Reputation: 21
I want to load some of the files from a HDFS directory into a table.
The files in the HDFS directory as below.
/data/log/user1log.csv
/data/log/user2log.csv
/data/log/user3log.csv
/data/log/user4log.csv
/data/log/user5log.csv
Now I want to load /data/log/user1log.csv and /data/log/user2log.csv files.
I have tried the below.
CREATE EXTERNAL TABLE log_data (username string,log_dt string)
ROW FORMAT DELIMITED
FIELDS TERMINATED BY ','
tblproperties ("skip.header.line.count"="1");
load data inpath '/data/log/user1log.csv' into table log_data;
load data inpath '/data/log/user2log.csv' into table log_data;
But after loading data into table files are vanishing from HDFS location.

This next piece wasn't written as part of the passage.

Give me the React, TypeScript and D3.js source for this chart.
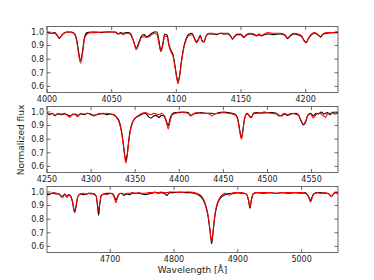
import React from 'react';
import * as d3 from 'd3';

// panel 1: 4000-4225 A
const wl1 = [4000, 4003, 4006, 4008, 4009.5, 4011, 4013, 4016, 4019, 4021, 4023, 4024.5, 4026, 4027.5, 4029, 4031, 4034, 4038, 4042, 4046, 4050, 4053, 4055, 4057, 4059, 4061, 4063, 4065, 4067, 4069, 4071, 4073, 4075, 4077, 4079, 4081, 4083, 4085, 4086.5, 4088, 4089.5, 4091, 4093, 4094, 4096, 4097.5, 4099, 4100.3, 4101.3, 4102.5, 4104, 4106, 4108, 4110, 4112, 4114, 4115.5, 4117, 4118.5, 4120, 4121.5, 4123, 4125, 4128, 4131, 4134, 4137, 4140, 4142, 4143.5, 4145, 4147, 4150, 4152, 4154, 4157, 4160, 4162, 4164, 4166, 4168, 4171, 4175, 4180, 4184, 4186, 4188, 4191, 4194, 4197, 4199, 4200.5, 4202, 4204, 4207, 4210, 4211.5, 4213, 4216, 4220, 4225];
const mod1 = [0.995, 0.99, 0.99, 0.97, 0.95, 0.97, 0.99, 1.0, 0.995, 0.985, 0.93, 0.83, 0.77, 0.84, 0.95, 0.985, 0.995, 0.995, 1.0, 1.0, 1.0, 0.995, 0.985, 0.99, 0.98, 0.99, 0.99, 0.975, 0.93, 0.87, 0.91, 0.96, 0.965, 0.96, 0.965, 0.98, 0.99, 0.98, 0.92, 0.855, 0.9, 0.97, 0.965, 0.91, 0.85, 0.82, 0.74, 0.66, 0.62, 0.67, 0.78, 0.89, 0.95, 0.975, 0.98, 0.95, 0.92, 0.94, 0.97, 0.93, 0.925, 0.97, 0.99, 0.99, 0.985, 0.99, 0.99, 0.99, 0.97, 0.945, 0.97, 0.985, 0.985, 0.965, 0.98, 0.99, 0.985, 0.975, 0.985, 0.975, 0.985, 0.995, 0.99, 0.99, 0.98, 0.955, 0.975, 0.99, 0.985, 0.97, 0.93, 0.92, 0.95, 0.98, 0.995, 0.975, 0.96, 0.98, 0.995, 0.995, 1.0];
const obs1 = [1.0, 0.99, 0.995, 0.975, 0.955, 0.97, 0.99, 1.0, 1.0, 0.99, 0.94, 0.85, 0.79, 0.86, 0.96, 0.995, 1.0, 1.0, 0.995, 1.0, 1.0, 1.0, 0.985, 0.995, 0.99, 0.995, 0.995, 0.98, 0.93, 0.88, 0.92, 0.97, 0.98, 0.965, 0.975, 0.99, 1.0, 1.0, 0.94, 0.86, 0.91, 0.985, 0.975, 0.92, 0.86, 0.83, 0.75, 0.67, 0.635, 0.68, 0.79, 0.9, 0.96, 0.985, 0.99, 0.955, 0.93, 0.945, 0.975, 0.935, 0.93, 0.97, 0.985, 0.985, 0.98, 0.99, 0.985, 0.985, 0.97, 0.95, 0.965, 0.98, 0.98, 0.96, 0.975, 0.985, 0.98, 0.97, 0.98, 0.97, 0.98, 0.985, 0.98, 0.985, 0.975, 0.95, 0.97, 0.985, 0.98, 0.965, 0.935, 0.925, 0.95, 0.975, 0.99, 0.975, 0.965, 0.98, 0.99, 0.995, 0.995];

// panel 2: 4250-4580 A
const wl2 = [4250, 4253, 4256, 4259, 4262, 4266, 4270, 4273, 4276, 4279, 4282, 4285, 4288, 4292, 4296, 4300, 4303, 4306, 4310, 4314, 4318, 4322, 4326, 4329, 4332, 4334.5, 4336.5, 4338, 4339.5, 4341, 4342.5, 4344.5, 4347, 4350, 4354, 4358, 4362, 4365, 4368, 4371, 4374, 4377, 4380, 4383, 4385.5, 4387.5, 4389.5, 4392, 4396, 4400, 4405, 4410, 4413, 4416, 4420, 4425, 4430, 4434, 4437, 4440, 4445, 4450, 4455, 4460, 4464, 4467, 4469, 4470.5, 4472, 4474, 4477, 4480, 4482, 4484, 4488, 4492, 4496, 4500, 4505, 4510, 4513, 4516, 4519, 4523, 4527, 4531, 4535, 4538, 4540.5, 4543, 4546, 4549, 4552, 4555, 4558, 4561, 4564, 4566, 4568, 4571, 4574, 4577, 4580];
const mod2 = [0.99, 0.985, 0.99, 0.97, 0.99, 0.985, 0.99, 0.975, 0.96, 0.985, 0.98, 0.965, 0.99, 0.985, 0.99, 0.985, 0.97, 0.98, 0.99, 0.985, 0.99, 0.985, 0.975, 0.96, 0.92, 0.85, 0.76, 0.68, 0.625, 0.68, 0.77, 0.86, 0.92, 0.955, 0.975, 0.99, 0.995, 0.985, 0.98, 0.99, 0.985, 0.98, 0.99, 0.97, 0.92, 0.875, 0.93, 0.98, 0.99, 1.0, 0.995, 0.99, 0.97, 0.985, 0.995, 0.99, 0.99, 0.985, 0.97, 0.985, 0.99, 0.995, 0.99, 0.985, 0.975, 0.92, 0.84, 0.8, 0.85, 0.95, 0.985, 0.97, 0.96, 0.985, 0.99, 0.995, 0.99, 0.995, 0.99, 0.985, 0.97, 0.975, 0.99, 0.98, 0.99, 0.985, 0.975, 0.94, 0.91, 0.93, 0.975, 0.985, 0.955, 0.98, 0.99, 0.985, 0.97, 0.96, 0.985, 0.99, 0.99, 0.985, 0.99];
const obs2 = [0.995, 0.98, 0.99, 0.975, 0.985, 0.98, 0.985, 0.98, 0.97, 0.98, 0.985, 0.975, 0.985, 0.98, 0.99, 0.98, 0.975, 0.98, 0.985, 0.99, 0.98, 0.985, 0.98, 0.96, 0.93, 0.86, 0.77, 0.69, 0.64, 0.69, 0.78, 0.87, 0.925, 0.955, 0.97, 0.985, 0.99, 0.965, 0.955, 0.97, 0.975, 0.96, 0.975, 0.97, 0.93, 0.9, 0.95, 0.985, 0.995, 0.995, 1.0, 0.995, 0.975, 0.985, 0.99, 0.995, 0.99, 0.99, 0.99, 0.985, 0.995, 1.0, 0.995, 0.99, 0.98, 0.93, 0.85, 0.81, 0.86, 0.95, 0.99, 0.965, 0.96, 0.99, 0.995, 0.99, 1.0, 0.995, 0.995, 0.99, 0.975, 0.97, 0.985, 0.975, 0.985, 0.99, 0.98, 0.935, 0.905, 0.92, 0.98, 0.99, 0.97, 0.99, 0.985, 1.0, 0.985, 0.99, 0.995, 0.98, 1.0, 0.99, 0.995];

// panel 3: 4600-5057 A
const wl3 = [4600, 4604, 4608, 4612, 4616, 4620, 4623, 4626, 4629, 4632, 4635, 4638, 4641, 4643, 4644.5, 4646.5, 4649, 4653, 4658, 4662, 4666, 4670, 4674, 4678, 4680.5, 4682, 4683.5, 4686, 4690, 4695, 4700, 4704, 4707, 4709, 4711, 4714, 4718, 4722, 4726, 4730, 4735, 4740, 4745, 4750, 4755, 4760, 4765, 4770, 4775, 4780, 4785, 4789, 4793, 4800, 4810, 4818, 4825, 4832, 4838, 4843, 4847, 4850, 4853, 4855.5, 4857.5, 4859, 4860.5, 4862.5, 4865, 4868, 4872, 4876, 4880, 4884, 4887, 4890, 4895, 4900, 4905, 4910, 4914, 4917, 4919, 4921, 4924, 4930, 4940, 4950, 4960, 4970, 4980, 4990, 5000, 5005, 5009, 5012, 5014, 5016, 5019, 5025, 5030, 5035, 5040, 5044, 5046.5, 5049, 5052, 5057];
const mod3 = [0.99, 0.985, 0.99, 0.995, 0.99, 0.985, 0.965, 0.96, 0.985, 0.96, 0.975, 0.965, 0.93, 0.88, 0.86, 0.9, 0.96, 0.985, 0.99, 0.98, 0.99, 0.985, 0.99, 0.97, 0.9, 0.86, 0.91, 0.97, 0.985, 0.98, 0.99, 0.98, 0.95, 0.92, 0.95, 0.985, 0.99, 0.985, 0.99, 0.99, 0.995, 0.99, 0.995, 0.99, 0.99, 0.995, 0.995, 0.995, 0.995, 1.0, 0.995, 0.995, 1.0, 1.0, 0.995, 1.0, 1.0, 0.995, 0.985, 0.97, 0.94, 0.9, 0.84, 0.76, 0.68, 0.635, 0.68, 0.77, 0.86, 0.92, 0.96, 0.98, 0.99, 0.985, 0.975, 0.99, 0.995, 0.995, 0.995, 0.99, 0.98, 0.94, 0.89, 0.94, 0.985, 0.995, 0.995, 0.995, 0.99, 0.995, 0.995, 0.995, 0.995, 0.99, 0.98, 0.95, 0.925, 0.95, 0.985, 0.995, 0.99, 0.995, 0.99, 0.98, 0.965, 0.98, 0.995, 0.995];
const obs3 = [0.98, 0.98, 0.99, 0.99, 0.985, 0.985, 0.97, 0.97, 0.985, 0.965, 0.98, 0.97, 0.925, 0.87, 0.85, 0.89, 0.96, 0.985, 0.98, 0.985, 0.99, 0.99, 0.985, 0.97, 0.88, 0.83, 0.9, 0.975, 0.985, 0.99, 0.99, 0.985, 0.96, 0.94, 0.96, 0.985, 0.99, 0.975, 0.985, 0.98, 0.99, 0.99, 0.99, 0.985, 0.98, 0.985, 0.99, 1.0, 0.99, 0.995, 0.99, 0.975, 0.995, 0.995, 1.0, 0.995, 0.995, 0.99, 0.98, 0.96, 0.93, 0.89, 0.83, 0.75, 0.67, 0.62, 0.67, 0.76, 0.85, 0.91, 0.95, 0.97, 0.98, 0.985, 0.99, 0.985, 0.99, 0.995, 0.99, 0.99, 0.98, 0.93, 0.88, 0.93, 0.985, 0.995, 0.99, 0.995, 0.99, 0.995, 0.99, 0.995, 0.99, 0.995, 0.98, 0.955, 0.935, 0.96, 0.985, 0.995, 0.995, 0.99, 0.99, 0.98, 0.965, 0.98, 0.995, 0.99];

const xTicks1 = [4000, 4050, 4100, 4150, 4200];
const xTicks2 = [4250, 4300, 4350, 4400, 4450, 4500, 4550];
const xTicks3 = [4700, 4800, 4900, 5000];
const yTicks = [0.6, 0.7, 0.8, 0.9, 1.0];

const panels = [
  { wl: wl1, obs: obs1, mod: mod1, xDomain: [4000, 4225], xTicks: xTicks1 },
  { wl: wl2, obs: obs2, mod: mod2, xDomain: [4250, 4580], xTicks: xTicks2 },
  { wl: wl3, obs: obs3, mod: mod3, xDomain: [4601, 5057], xTicks: xTicks3 },
];

const W = 374;
const H = 280;
const left = 47;
const right = 338;
const tops = [26.5, 106.5, 186.5];
const ph = 66;
const tickLen = 3.5;
const font = 'DejaVu Sans, sans-serif';

const Panel = ({ p, top, idx }) => {
  const x = d3.scaleLinear().domain(p.xDomain).range([left, right]);
  const y = d3.scaleLinear().domain([0.555, 1.04]).range([top + ph, top]);
  const line = (vals) =>
    d3.line<number>()
      .x((_, i) => x(p.wl[i]))
      .y((d) => y(d))
      .curve(d3.curveMonotoneX)(vals);
  const clipId = `clip${idx}`;
  return (
    <g>
      <defs>
        <clipPath id={clipId}>
          <rect x={left} y={top} width={right - left} height={ph} />
        </clipPath>
      </defs>
      <g clipPath={`url(#${clipId})`}>
        <path d={line(p.obs)} fill="none" stroke="#000" strokeWidth={1.1} strokeLinejoin="round" />
        <path d={line(p.mod)} fill="none" stroke="#ff0000" strokeWidth={1.05} strokeLinejoin="round" />
      </g>
      {p.xTicks.map((t) => (
        <g key={t}>
          <line x1={x(t)} x2={x(t)} y1={top + ph} y2={top + ph - tickLen} stroke="#000" strokeWidth={0.6} />
          <line x1={x(t)} x2={x(t)} y1={top} y2={top + tickLen} stroke="#000" strokeWidth={0.6} />
          <text x={x(t)} y={top + ph + 3} dy="0.76em" textAnchor="middle" fontSize={8} fontFamily={font} fill="#222">
            {t}
          </text>
        </g>
      ))}
      {yTicks.map((t) => (
        <g key={t}>
          <line x1={left} x2={left + tickLen} y1={y(t)} y2={y(t)} stroke="#000" strokeWidth={0.6} />
          <line x1={right} x2={right - tickLen} y1={y(t)} y2={y(t)} stroke="#000" strokeWidth={0.6} />
          <text x={left - 3} y={y(t)} dy="0.35em" textAnchor="end" fontSize={8} fontFamily={font} fill="#222">
            {t.toFixed(1)}
          </text>
        </g>
      ))}
      <rect x={left} y={top} width={right - left} height={ph} fill="none" stroke="#444" strokeWidth={0.8} />
    </g>
  );
};

export default function App() {
  return (
    <svg width={W} height={H} style={{ position: 'fixed', left: 0, top: 0, background: '#fff' }}>
      <rect width={W} height={H} fill="#fff" />
      {panels.map((p, i) => (
        <Panel key={i} p={p} top={tops[i]} idx={i} />
      ))}
      <text x={(left + right) / 2} y={273} textAnchor="middle" fontSize={9} fontFamily={font} fill="#222">
        Wavelength [Å]
      </text>
      <text transform={`translate(21,140) rotate(-90)`} textAnchor="middle" fontSize={9} fontFamily={font} fill="#222" dy="0.35em">
        Normalized flux
      </text>
    </svg>
  );
}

But the file we should keep in the HDFS location.
Please help me.
Thanks in advance.
Upvotes: 0
Views: 76
Reputation: 12900
I don't think it's possible, when you do Load inpath
it moves data rather than copying.
However, you have a External Table so you can load data even without using Load inpath
Here's how you can do it.
Specify the location for your Hive Table
CREATE EXTERNAL TABLE log_data (username string,log_dt string)
ROW FORMAT DELIMITED
FIELDS TERMINATED BY ','
tblproperties ("skip.header.line.count"="1");
location '/data/log_data/table'
Copy Files to Location
hdfs dfs -cp /data/log/user1log.csv /data/log_data/table/
hdfs dfs -cp /data/log/user2log.csv /data/log_data/table/
Upvotes: 2